Identify the lines that include the word "React", then copy all of them.
****
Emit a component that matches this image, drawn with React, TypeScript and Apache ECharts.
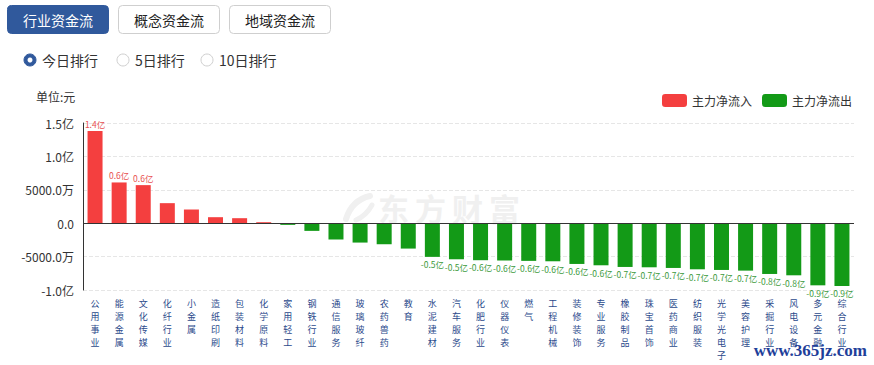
import React, { useEffect, useRef } from "react";
import * as echarts from "echarts";

const categories = [
  "公用事业", "能源金属", "文化传媒", "化纤行业", "小金属", "造纸印刷", "包装材料", "化学原料",
  "家用轻工", "钢铁行业", "通信服务", "玻璃玻纤", "农药兽药", "教育", "水泥建材", "汽车服务",
  "化肥行业", "仪器仪表", "燃气", "工程机械", "装修装饰", "专业服务", "橡胶制品", "珠宝首饰",
  "医药商业", "纺织服装", "光学光电子", "美容护理", "采掘行业", "风电设备", "多元金融", "综合行业",
];

// 主力净流入/流出, 单位: 亿元
const netFlow = [
  1.38, 0.61, 0.57, 0.30, 0.205, 0.09, 0.075, 0.015,
  -0.025, -0.115, -0.244, -0.29, -0.315, -0.38, -0.504, -0.54,
  -0.554, -0.56, -0.564, -0.57, -0.61, -0.63, -0.655, -0.66,
  -0.67, -0.69, -0.70, -0.71, -0.76, -0.78, -0.93, -0.94,
];

const tabs = ["行业资金流", "概念资金流", "地域资金流"];
const rankOptions = ["今日排行", "5日排行", "10日排行"];
const legendNames = ["主力净流入", "主力净流出"];

const FONT = "'Noto Sans CJK SC', 'Noto Sans', sans-serif";
const BLUE = "#30599c";
const RED = "#f43f3f";
const GREEN = "#139a17";

export default function App() {
  const ref = useRef<HTMLDivElement>(null);

  useEffect(() => {
    document.body.style.margin = "0";
    if (!ref.current) return;
    const chart = echarts.init(ref.current, null, { renderer: "svg" });

    const inflow = netFlow.map((v) => (v > 0 ? v : "-"));
    const outflow = netFlow.map((v) => (v < 0 ? v : "-"));

    const barLabel = (color: string, position: string) => ({
      show: true,
      position,
      distance: 3,
      fontSize: 8.5,
      fontFamily: FONT,
      color,
      formatter: (p: any) =>
        Math.abs(p.value) >= 0.45 ? (p.value as number).toFixed(1) + "亿" : "",
    });

    const tabX = [7, 118, 229];
    const radioX = [30, 123, 207];
    const graphics: any[] = [];
    tabs.forEach((t, i) => {
      const sel = i === 0;
      graphics.push({
        type: "rect",
        shape: { x: tabX[i] + 0.5, y: 5.5, width: 101, height: 28, r: 4 },
        style: { fill: sel ? BLUE : "#fff", stroke: sel ? BLUE : "#cfcfcf", lineWidth: 1 },
      });
      graphics.push({
        type: "text",
        x: tabX[i] + 51,
        y: 20,
        style: {
          text: t,
          fill: sel ? "#fff" : "#222",
          font: `14px ${FONT}`,
          align: "center",
          verticalAlign: "middle",
        },
      });
    });
    rankOptions.forEach((t, i) => {
      const sel = i === 0;
      graphics.push({
        type: "circle",
        shape: { cx: radioX[i], cy: 60, r: 6 },
        style: { fill: sel ? BLUE : "#fff", stroke: sel ? BLUE : "#d0d0d0", lineWidth: 1 },
      });
      if (sel) {
        graphics.push({
          type: "circle",
          shape: { cx: radioX[i], cy: 60, r: 2.5 },
          style: { fill: "#fff" },
        });
      }
      graphics.push({
        type: "text",
        x: radioX[i] + 12,
        y: 60,
        style: { text: t, fill: "#333", font: `14px ${FONT}`, verticalAlign: "middle" },
      });
    });
    graphics.push({
      type: "text",
      x: 36,
      y: 96,
      style: { text: "单位:元", fill: "#333", font: `12px ${FONT}`, verticalAlign: "middle" },
    });
    // watermark
    ["东", "方", "财", "富"].forEach((c, i) => {
      graphics.push({
        type: "text",
        x: 378 + i * 37,
        y: 207,
        z: -10,
        style: {
          text: c,
          fill: "#f0f0f0",
          font: `bold 31px ${FONT}`,
          verticalAlign: "middle",
        },
      });
    });
    graphics.push({
      type: "bezierCurve",
      z: -10,
      shape: { x1: 346, y1: 219, x2: 370, y2: 196, cpx1: 352, cpy1: 200 },
      style: { fill: "none", stroke: "#f0f0f0", lineWidth: 6, lineCap: "round" },
    });
    graphics.push({
      type: "bezierCurve",
      z: -10,
      shape: { x1: 356, y1: 220, x2: 372, y2: 205, cpx1: 366, cpy1: 216 },
      style: { fill: "none", stroke: "#f0f0f0", lineWidth: 5, lineCap: "round" },
    });
    graphics.push({
      type: "text",
      x: 867,
      y: 350,
      z: 100,
      style: {
        text: "www.365jz.com",
        fill: "#1f3f9a",
        font: `bold 17px 'Liberation Serif', 'DejaVu Serif', serif`,
        align: "right",
        verticalAlign: "middle",
      },
    });

    chart.setOption({
      animation: false,
      textStyle: { fontFamily: FONT },
      graphic: graphics,
      legend: {
        data: legendNames,
        right: 17,
        top: 89,
        icon: "roundRect",
        itemWidth: 25,
        itemHeight: 13,
        itemGap: 10,
        textStyle: { fontSize: 12, color: "#333", fontFamily: FONT },
      },
      grid: { left: 83, right: 20, top: 123, bottom: 75, containLabel: false },
      xAxis: {
        type: "category",
        data: categories,
        position: "bottom",
        axisLine: { show: false, onZero: false },
        axisTick: { show: false },
        axisLabel: {
          interval: 0,
          margin: 7,
          fontSize: 9,
          lineHeight: 13.1,
          color: "#2b4a8b",
          fontFamily: FONT,
          formatter: (v: string) => v.split("").join("\n"),
        },
      },
      yAxis: {
        type: "value",
        min: -1,
        max: 1.5,
        interval: 0.5,
        axisLine: { show: true, lineStyle: { color: "#333" } },
        axisTick: { show: false },
        axisLabel: {
          margin: 9,
          fontSize: 12,
          color: "#333",
          fontFamily: FONT,
          formatter: (v: number) => {
            if (Math.abs(v) < 1e-9) return "0.0";
            if (Math.abs(v) >= 1) return v.toFixed(1) + "亿";
            return (v * 10000).toFixed(1) + "万";
          },
        },
        splitLine: { show: true, lineStyle: { color: "#e6e6e6", type: "dashed" } },
      },
      series: [
        {
          name: legendNames[0],
          type: "bar",
          data: inflow,
          barWidth: 15,
          barGap: "-100%",
          itemStyle: { color: RED },
          label: barLabel("#e8504f", "top"),
          markLine: {
            silent: true,
            symbol: "none",
            label: { show: false },
            lineStyle: { color: "#333", type: "solid", width: 1 },
            data: [{ yAxis: 0 }],
          },
        },
        {
          name: legendNames[1],
          type: "bar",
          data: outflow,
          barWidth: 15,
          barGap: "-100%",
          itemStyle: { color: GREEN },
          label: barLabel("#3c9a3c", "bottom"),
        },
      ],
    });

    return () => chart.dispose();
  }, []);

  return <div ref={ref} style={{ width: 874, height: 365 }} />;
}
****
ANSWER FOR THE TASK:
Emit a component that matches this image, drawn with React, TypeScript and Apache ECharts.
import React, { useEffect, useRef } from "react";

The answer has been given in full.